Key Decisions for Investors

  • Directional defense play (defined-risk): Buy 3–6 month call spreads on RTX and LMT roughly 10–20% OTM (e.g., buy 3–6m 12% OTM calls and sell 20–25% OTM calls). Rationale: captures re-rating on near-term procurement with capped premium outlay. Entry: wait 24–72 hours post-event to avoid knee-jerk spikes. Risk/Reward: 1x premium risk for ~3x upside if a wave of contracts/price re-ratings materializes.
  • ETF pair trade (relative value): Long iShares U.S. Aerospace & Defense ETF (ITA) and short Industrial Select Sector ETF (XLI) for 3–6 months to capture sector reallocation.
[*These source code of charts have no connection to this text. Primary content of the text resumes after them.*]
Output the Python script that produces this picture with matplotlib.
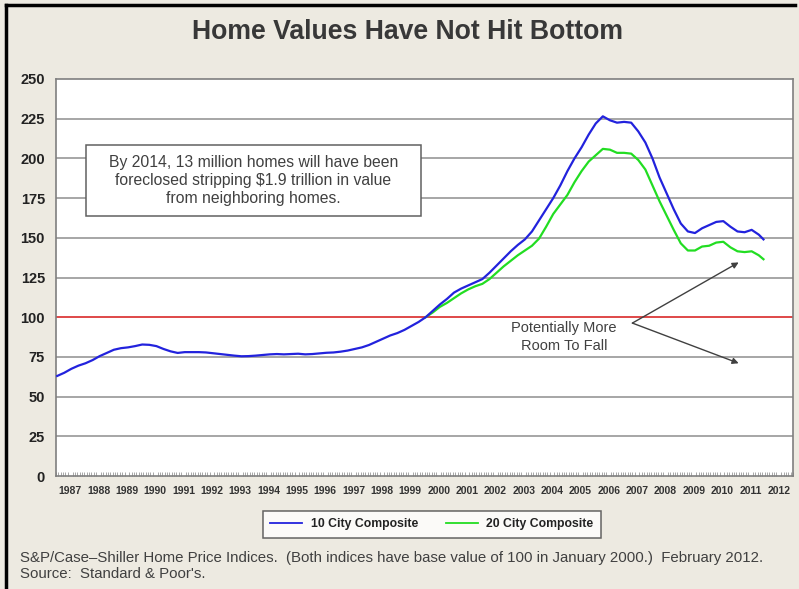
import matplotlib
matplotlib.use("Agg")
import matplotlib.pyplot as plt
import numpy as np
from matplotlib.lines import Line2D
from matplotlib.patches import Rectangle
from matplotlib.ticker import FixedLocator, MultipleLocator

plt.rcParams['font.family'] = ['Liberation Sans', 'DejaVu Sans']

# ---- data (quarterly readings: Jan, Apr, Jul, Oct; final point = Dec 2011) ----
years = list(range(1987, 2013))
year_labels = [str(y) for y in years]

city10 = [
    63.0, 65.0, 67.5, 69.5,      # 1987
    71.0, 73.0, 75.5, 77.5,      # 1988
    79.5, 80.5, 81.0, 81.8,      # 1989
    82.8, 82.6, 81.8, 80.0,      # 1990
    78.5, 77.5, 78.0, 78.0,      # 1991
    78.0, 77.8, 77.3, 76.8,      # 1992
    76.3, 75.8, 75.4, 75.5,      # 1993
    75.8, 76.2, 76.6, 76.8,      # 1994
    76.6, 76.8, 77.0, 76.6,      # 1995
    76.8, 77.2, 77.6, 77.8,      # 1996
    78.3, 79.0, 80.0, 81.0,      # 1997
    82.5, 84.5, 86.5, 88.5,      # 1998
    90.0, 92.0, 94.5, 97.0,      # 1999
    100.0, 104.0, 108.0, 111.5,  # 2000
    115.5, 118.0, 120.0, 122.0,  # 2001
    124.0, 128.0, 132.5, 137.0,  # 2002
    141.5, 145.5, 149.0, 154.0,  # 2003
    161.0, 168.0, 175.0, 183.0,  # 2004
    192.0, 200.0, 207.0, 215.0,  # 2005
    222.0, 226.5, 224.0, 222.5,  # 2006
    223.0, 222.5, 217.0, 210.0,  # 2007
    200.0, 188.0, 178.0, 168.0,  # 2008
    159.0, 154.0, 153.0, 156.0,  # 2009
    158.0, 160.0, 160.5, 157.0,  # 2010
    154.0, 153.5, 155.0, 152.0,  # 2011
    149.0,                       # Dec 2011
]

city20 = [
    100.0, 103.0, 106.5, 109.0,  # 2000
    112.0, 115.0, 117.5, 119.5,  # 2001
    121.0, 124.0, 128.0, 132.0,  # 2002
    135.5, 139.0, 142.0, 145.0,  # 2003
    149.5, 157.0, 165.0, 171.0,  # 2004
    177.0, 185.0, 192.0, 198.0,  # 2005
    202.0, 206.0, 205.5, 203.5,  # 2006
    203.5, 203.0, 199.0, 193.0,  # 2007
    183.0, 173.0, 164.0, 155.0,  # 2008
    146.5, 142.0, 142.0, 144.5,  # 2009
    145.0, 147.0, 147.5, 144.0,  # 2010
    141.5, 141.0, 141.5, 139.0,  # 2011
    136.5,                       # Dec 2011
]

note_text = ("By 2014, 13 million homes will have been\n"
             "foreclosed stripping $1.9 trillion in value\n"
             "from neighboring homes.")
arrow_text = "Potentially More\nRoom To Fall"
footnote = ("S&P/Case\u2013Shiller Home Price Indices.  (Both indices have base value of 100 in January 2000.)  February 2012.\n"
            "Source:  Standard & Poor's.")

# month index positions (category centres)
def month_positions(start_year, n):
    pos = [(start_year - 1987) * 12 + 3 * i + 0.5 for i in range(n - 1)]
    pos.append((2011 - 1987) * 12 + 11 + 0.5)
    return pos

x10 = month_positions(1987, len(city10))
x20 = month_positions(2000, len(city20))

bg = '#EDEAE1'
fig = plt.figure(figsize=(7.99, 5.89), dpi=100, facecolor=bg)
ax = fig.add_axes([56/799, 1 - 476/589, (793 - 56)/799, (476 - 79)/589])
ax.set_facecolor('white')

ax.set_xlim(0, 312)
ax.set_ylim(0, 250)

for v in range(25, 250, 25):
    ax.axhline(v, color='#A6A6A6', lw=1.4, zorder=1)
ax.axhline(100, color='#F03030', lw=1.1, zorder=2)

ax.plot(x20, city20, color='#22DD22', lw=1.6, zorder=3)
ax.plot(x10, city10, color='#2222DD', lw=1.6, zorder=4)

ax.yaxis.set_major_locator(MultipleLocator(25))
ax.tick_params(axis='y', length=0, pad=8, labelsize=10.5, labelcolor='#222222')
for t in ax.get_yticklabels():
    t.set_fontweight('bold')

ax.xaxis.set_major_locator(FixedLocator([6 + 12 * i for i in range(len(years))]))
ax.set_xticklabels(year_labels, fontsize=7.5, fontweight='bold', color='#333333')
ax.tick_params(axis='x', length=0, pad=7)
ax.xaxis.set_minor_locator(FixedLocator(np.arange(0, 313, 1)))
ax.tick_params(axis='x', which='minor', direction='in', length=3, color='#999999', width=0.6)

for s in ax.spines.values():
    s.set_color('#7F7F7F')
    s.set_linewidth(1.2)

# note box
ax.add_patch(Rectangle((12.7, 163.7), 141.8, 44.7, fc='white', ec='#606060', lw=1.1, zorder=5))
ax.text(83.6, 186.2, note_text, ha='center', va='center', fontsize=11.3, color='#404040',
        linespacing=1.25, zorder=6)

# arrows
ax.text(215, 87.5, arrow_text, ha='center', va='center', fontsize=10.5, color='#404040',
        linespacing=1.35, zorder=6)
for ty in (134.5, 71.0):
    ax.annotate('', xy=(289, ty), xytext=(244, 96.3),
                arrowprops=dict(arrowstyle='-|>', color='#404040', lw=1.0,
                                mutation_scale=9, shrinkA=0, shrinkB=0), zorder=6)

# title
fig.text(408/799, 1 - 32/589, "Home Values Have Not Hit Bottom", ha='center', va='center',
         fontsize=19.2, fontweight='bold', color='#383838')

# legend
handles = [Line2D([0], [0], color='#2222DD', lw=1.3),
           Line2D([0], [0], color='#22DD22', lw=1.3)]
leg = fig.legend(handles, ['10 City Composite', '20 City Composite'],
                 loc='center', bbox_to_anchor=(432/799, 1 - 524.5/589), ncol=2,
                 fontsize=8.8, frameon=True, fancybox=False, edgecolor='#404040',
                 facecolor='white', handlelength=2.6, columnspacing=2.3,
                 borderpad=0.6, handletextpad=0.7)
leg.get_frame().set_linewidth(1.1)
for t in leg.get_texts():
    t.set_fontweight('bold')
    t.set_color('#222222')

# footnote
fig.text(20/799, 1 - 566/589, footnote, ha='left', va='center', fontsize=10.8,
         color='#404040', linespacing=1.2)

# outer black frame (top and left)
fig.add_artist(Line2D([6/799, 6/799], [0, 1 - 5/589], color='black', lw=2.5,
                      transform=fig.transFigure))
fig.add_artist(Line2D([6/799, 795/799], [1 - 5/589, 1 - 5/589], color='black', lw=2.5,
                      transform=fig.transFigure))

fig.savefig('out.png', dpi=100, facecolor=bg)
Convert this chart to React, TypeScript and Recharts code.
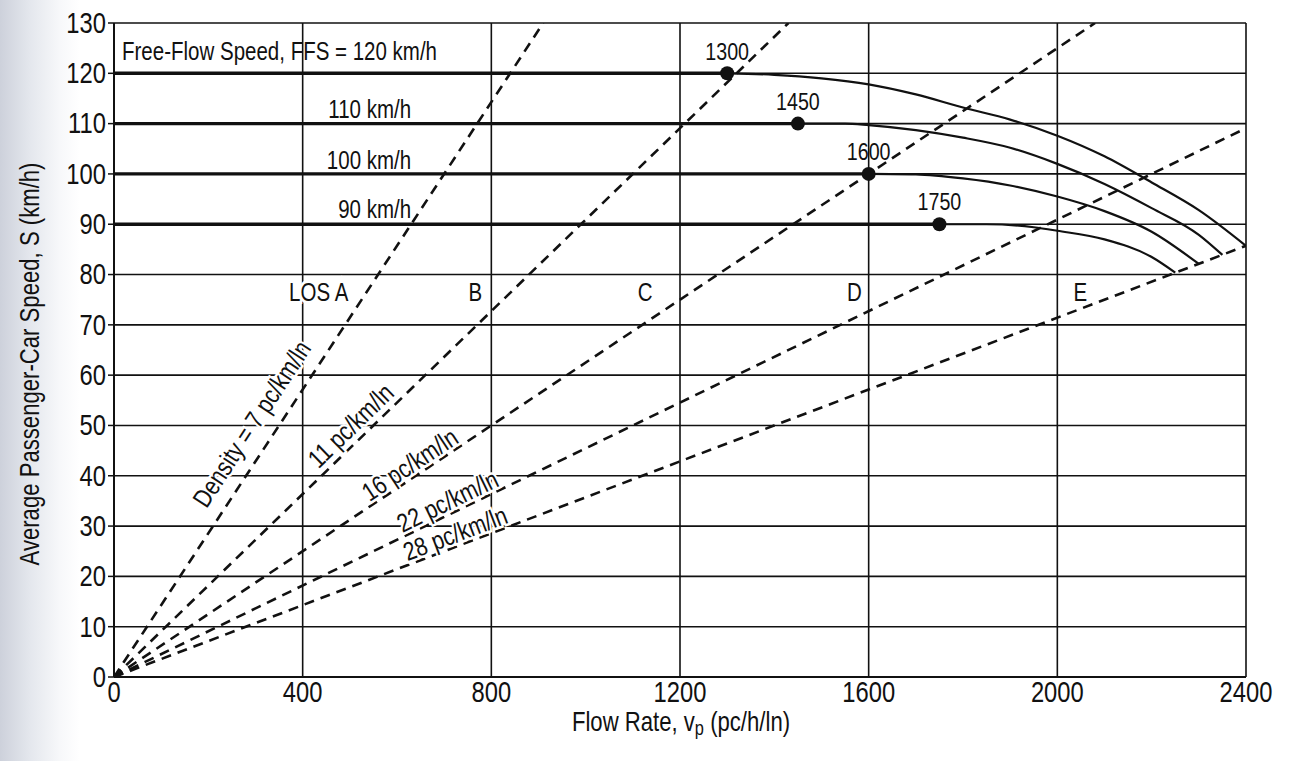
import React from 'react';
import { ComposedChart, Line, Scatter, XAxis, YAxis, CartesianGrid } from 'recharts';

// ---------- data ----------
const xTicks = [0, 400, 800, 1200, 1600, 2000, 2400];
const yTicks = [0, 10, 20, 30, 40, 50, 60, 70, 80, 90, 100, 110, 120, 130];

// free-flow speeds and their breakpoints (flow where speed starts to drop)
const ffsSpeeds = [120, 110, 100, 90];
const breakpoints = [1300, 1450, 1600, 1750];

// speed-flow curves beyond the breakpoint
const curve120Flow = [1300, 1400, 1500, 1600, 1700, 1800, 1900, 2000, 2100, 2200, 2300, 2400];
const curve120Speed = [120, 119.7, 119.0, 117.8, 115.8, 113.2, 110.8, 107.6, 103.5, 98.3, 92.8, 85.7];
const curve110Flow = [1450, 1550, 1600, 1700, 1800, 1900, 2000, 2100, 2200, 2300, 2350];
const curve110Speed = [110, 110, 109.7, 108.7, 107.2, 105.2, 102.0, 98.0, 93.2, 87.9, 83.9];
const curve100Flow = [1600, 1700, 1800, 1900, 2000, 2100, 2200, 2300];
const curve100Speed = [100, 99.9, 99.1, 97.7, 95.5, 92.6, 88.5, 82.1];
const curve90Flow = [1750, 1850, 1950, 2000, 2100, 2200, 2250];
const curve90Speed = [90, 90, 89.4, 88.7, 87.0, 83.5, 80.4];

// density lines (pc/km/ln)
const densities = [7, 11, 16, 22, 28];
const densityTexts = ['Density = 7 pc/km/ln', '11 pc/km/ln', '16 pc/km/ln', '22 pc/km/ln', '28 pc/km/ln'];
const densityLabelFlows = [334, 525, 642, 719, 733];

// texts
const ffsTexts = ['Free-Flow Speed, FFS = 120 km/h', '110 km/h', '100 km/h', '90 km/h'];
const losTexts = ['LOS A', 'B', 'C', 'D', 'E'];

// ---------- layout ----------
const W = 1300;
const H = 761;
const MARGIN = { top: 23, right: 54, bottom: 0, left: 0 };
const Y_AXIS_W = 114;
const X_AXIS_H = 84;
const PLOT_W = W - MARGIN.right - MARGIN.left - Y_AXIS_W;
const PLOT_H = H - MARGIN.top - MARGIN.bottom - X_AXIS_H;
const X_MAX = 2400;
const Y_MAX = 130;
const pxPerFlow = PLOT_W / X_MAX;
const pxPerSpeed = PLOT_H / Y_MAX;

const FONT = "'Liberation Sans', Arial, Helvetica, sans-serif";
const NARROW = 0.82;
const INK = '#111';

// annotation anchor points (data coordinates)
const ffsLabelX = [17, 630, 630, 630];
const ffsLabelY = [124.3, 112.9, 102.8, 92.9];
const ffsLabelAnchor = ['start', 'end', 'end', 'end'];
const losLabelX = [434, 766, 1126, 1570, 2049];
const losLabelY = 76.5;
const densityLabelOffsets = [24, 16, 13, 13, 13];

// ---------- derived series ----------
const toPts = (xs: number[], ys: number[]) => xs.map((x, i) => ({ x, y: ys[i] }));
const flatLines = ffsSpeeds.map((s, i) => [
  { x: 0, y: s },
  { x: breakpoints[i], y: s },
]);
const curves = [
  toPts(curve120Flow, curve120Speed),
  toPts(curve110Flow, curve110Speed),
  toPts(curve100Flow, curve100Speed),
  toPts(curve90Flow, curve90Speed),
];
const densityLines = densities.map((d) => {
  const endX = Math.min(X_MAX, Y_MAX * d);
  return [
    { x: 0, y: 0 },
    { x: endX, y: endX / d },
  ];
});
const dots = breakpoints.map((b, i) => ({ x: b, y: ffsSpeeds[i], text: String(b) }));
const ffsLabels = ffsTexts.map((t, i) => ({ x: ffsLabelX[i], y: ffsLabelY[i], text: t, anchor: ffsLabelAnchor[i] }));
const losLabels = losTexts.map((t, i) => ({ x: losLabelX[i], y: losLabelY, text: t }));
const densityLabels = densities.map((d, i) => ({
  x: densityLabelFlows[i],
  y: densityLabelFlows[i] / d,
  density: d,
  text: densityTexts[i],
  offset: densityLabelOffsets[i],
}));

// ---------- narrow text helper ----------
type NTProps = {
  x: number;
  y: number;
  size: number;
  anchor?: string;
  rotate?: number;
  halo?: number;
  baseline?: string;
  children: React.ReactNode;
};
const NarrowText = ({ x, y, size, anchor = 'middle', rotate = 0, halo = 0, baseline = 'central', children }: NTProps) => (
  <g transform={`translate(${x} ${y}) rotate(${rotate})`}>
    <text
      transform={`scale(${NARROW} 1)`}
      x={0}
      y={0}
      textAnchor={anchor as any}
      dominantBaseline={baseline as any}
      fontFamily={FONT}
      fontSize={size}
      fill={INK}
      stroke={halo ? '#fff' : undefined}
      strokeWidth={halo || undefined}
      paintOrder="stroke"
    >
      {children}
    </text>
  </g>
);

// ---------- shapes ----------
const DotShape = (p: any) => (
  <g>
    <circle cx={p.cx} cy={p.cy} r={7} fill={INK} />
    <NarrowText x={p.cx} y={p.cy - 22} size={24}>
      {p.payload.text}
    </NarrowText>
  </g>
);

const FfsTextShape = (p: any) => (
  <NarrowText x={p.cx} y={p.cy} size={25} anchor={p.payload.anchor}>
    {p.payload.text}
  </NarrowText>
);

const LosTextShape = (p: any) => (
  <NarrowText x={p.cx} y={p.cy} size={25} halo={6}>
    {p.payload.text}
  </NarrowText>
);

const DensityTextShape = (p: any) => {
  const th = Math.atan(pxPerSpeed / (pxPerFlow * p.payload.density));
  const off = p.payload.offset;
  const tx = p.cx - off * Math.sin(th);
  const ty = p.cy - off * Math.cos(th);
  const deg = (-th * 180) / Math.PI;
  return (
    <NarrowText x={tx} y={ty} size={26} rotate={deg} halo={5}>
      {p.payload.text}
    </NarrowText>
  );
};

const XTick = (p: any) => (
  <NarrowText x={p.x} y={p.y + 15} size={29}>
    {p.payload.value}
  </NarrowText>
);

const YTick = (p: any) => (
  <NarrowText x={p.x} y={p.y} size={29} anchor="end">
    {p.payload.value}
  </NarrowText>
);

const YLabel = () => (
  <NarrowText x={30} y={364} size={27} rotate={-90}>
    Average Passenger-Car Speed, S (km/h)
  </NarrowText>
);

const XLabel = () => (
  <NarrowText x={681} y={721} size={27}>
    <tspan>Flow Rate, v</tspan>
    <tspan dy={6} fontSize={20}>
      p
    </tspan>
    <tspan dy={-6}> (pc/h/ln)</tspan>
  </NarrowText>
);

export default function App() {
  return (
    <div
      style={{
        position: 'absolute',
        left: 0,
        top: 0,
        width: W,
        height: H,
        background: 'linear-gradient(to right, #cdd1db 0px, #e4e7ed 30px, #f7f8fa 60px, #ffffff 80px)',
      }}
    >
      <ComposedChart width={W} height={H} margin={MARGIN}>
        <CartesianGrid stroke={INK} strokeWidth={1.6} />
        <XAxis
          type="number"
          dataKey="x"
          domain={[0, X_MAX]}
          ticks={xTicks}
          interval={0}
          height={X_AXIS_H}
          axisLine={{ stroke: INK, strokeWidth: 2 }}
          tickLine={false}
          tickSize={0}
          tickMargin={0}
          tick={<XTick />}
          allowDataOverflow
          label={<XLabel />}
        />
        <YAxis
          type="number"
          dataKey="y"
          domain={[0, Y_MAX]}
          ticks={yTicks}
          interval={0}
          width={Y_AXIS_W}
          axisLine={{ stroke: INK, strokeWidth: 2 }}
          tickLine={{ stroke: INK, strokeWidth: 1.5 }}
          tickSize={6}
          tickMargin={2}
          tick={<YTick />}
          allowDataOverflow
          label={<YLabel />}
        />
        {densityLines.map((pts, i) => (
          <Line
            key={`d${i}`}
            data={pts}
            dataKey="y"
            type="linear"
            stroke={INK}
            strokeWidth={2.6}
            strokeDasharray="10 7"
            dot={false}
            activeDot={false}
            isAnimationActive={false}
          />
        ))}
        {flatLines.map((pts, i) => (
          <Line
            key={`f${i}`}
            data={pts}
            dataKey="y"
            type="linear"
            stroke={INK}
            strokeWidth={3.4}
            dot={false}
            activeDot={false}
            isAnimationActive={false}
          />
        ))}
        {curves.map((pts, i) => (
          <Line
            key={`c${i}`}
            data={pts}
            dataKey="y"
            type="monotone"
            stroke={INK}
            strokeWidth={2.2}
            dot={false}
            activeDot={false}
            isAnimationActive={false}
          />
        ))}
        <Scatter data={densityLabels} dataKey="y" shape={DensityTextShape} isAnimationActive={false} />
        <Scatter data={losLabels} dataKey="y" shape={LosTextShape} isAnimationActive={false} />
        <Scatter data={ffsLabels} dataKey="y" shape={FfsTextShape} isAnimationActive={false} />
        <Scatter data={dots} dataKey="y" shape={DotShape} isAnimationActive={false} />
      </ComposedChart>
    </div>
  );
}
Entry: on a 3–8% move in either exchange-traded instrument or immediately after the initial 72-hour volatility window. Risk/Reward: expect 4–10% gross return if defense re-rating persists; stop-loss at 6% adverse move.
  • Macro hedges (tail protection): Buy 1–3 month EEM puts ~5–7% OTM and allocate 1–2% NAV to GLD to hedge EM FX/credit shocks and safe-haven flows. Timeframe: immediate; roll if volatility persists. Risk/Reward: small carry cost for asymmetric downside protection versus potential sharp EM drawdowns.
  • Commodity/insurance play: Buy short-dated Brent/USO exposure (2–8 week) or options to capture a spike should shipping disruptions widen; alternatively, buy stocks of specialist maritime insurers/brokers on pullbacks. Entry: after confirmation of shipping-route incidents or a >$3/bbl move in Brent. Risk/Reward: short horizon tactical with high volatility — target 20–40% nominal moves, cut at 25% adverse move.